Chlorides

Erbium (III) chloride, is a violet solid with the formula ErCl₃. It is used in the preparation of erbium metal. It is also found as a pink crystalline hexahydrate. It has the interesting property that the pink colour is much more intense under the light from a fluorescent lamp.

Anhydrous erbium (III) chloride is formed from the hexahydrate by heating under a strongly chlorinating atmosphere, such as chlorine or hydrogen chloride; otherwise erbium oxide chloride, ErOCl, is formed. An alternative preparation is to react the readily available Er₂O₃ with excess NH₄Cl to make the intermediate salt (NH₄)₃ErCl₆ plus both ammonia and water. This salt is stable with respect to hydrolysis and can be thermally decomposed under vacuum to yield anhydrous erbium(III) chloride with loss of ammonia and gaseous HCl.

There are many applications of materials which contain rare-earth ions utilizing their forced electric dipole f–f transitions; for example, lasers and fiber amplifiers. Special attention has been paid to all-optical devices for use in highspeed and parallel processing. For example, the third-order nonlinear optical effect is used to obtain optical switching devices which might eventually be used in an optical computer.

Erbium chloride forms crystals of the AlCl₃ type, with monoclinic crystals and the point group C2/m. Erbium(III) chloride hexahydrate also forms monoclinic crystals with the point group of P2/n (P2/c) - C⁴_2h. The erbium is octa-coordinated to form [Er(H₂O)₆Cl₂]⁺ ions with the isolated Cl⁻ completing the structure.

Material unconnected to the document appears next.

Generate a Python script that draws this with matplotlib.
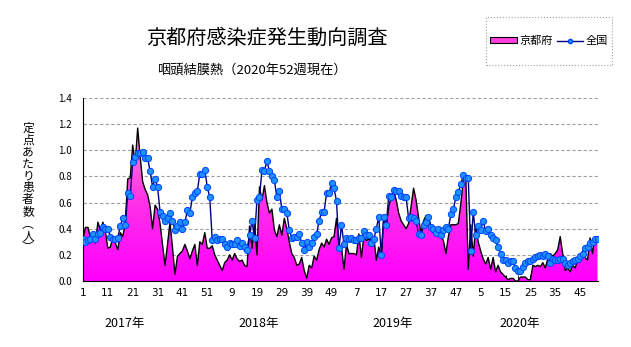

Erbium compound materials, such as ErOOH and Er₂O₃, are recognized as one of the most important rare earth oxides for sensing applications in the lasers and optical amplifiers, due to intra Er³⁺ 4f shell transition from its first excited state (⁴I_3/2) to the ground state (⁴I_5/2). Recently, flaky rare earth oxide including Er₂O₃ is also used as additives on nickel electrodes and their effects on high temperature performance of nickel electrodes is also investigated. The result proved that flaky rare earth oxides increases the oxygen evolution potential and improves the reversibility of nickel electrode.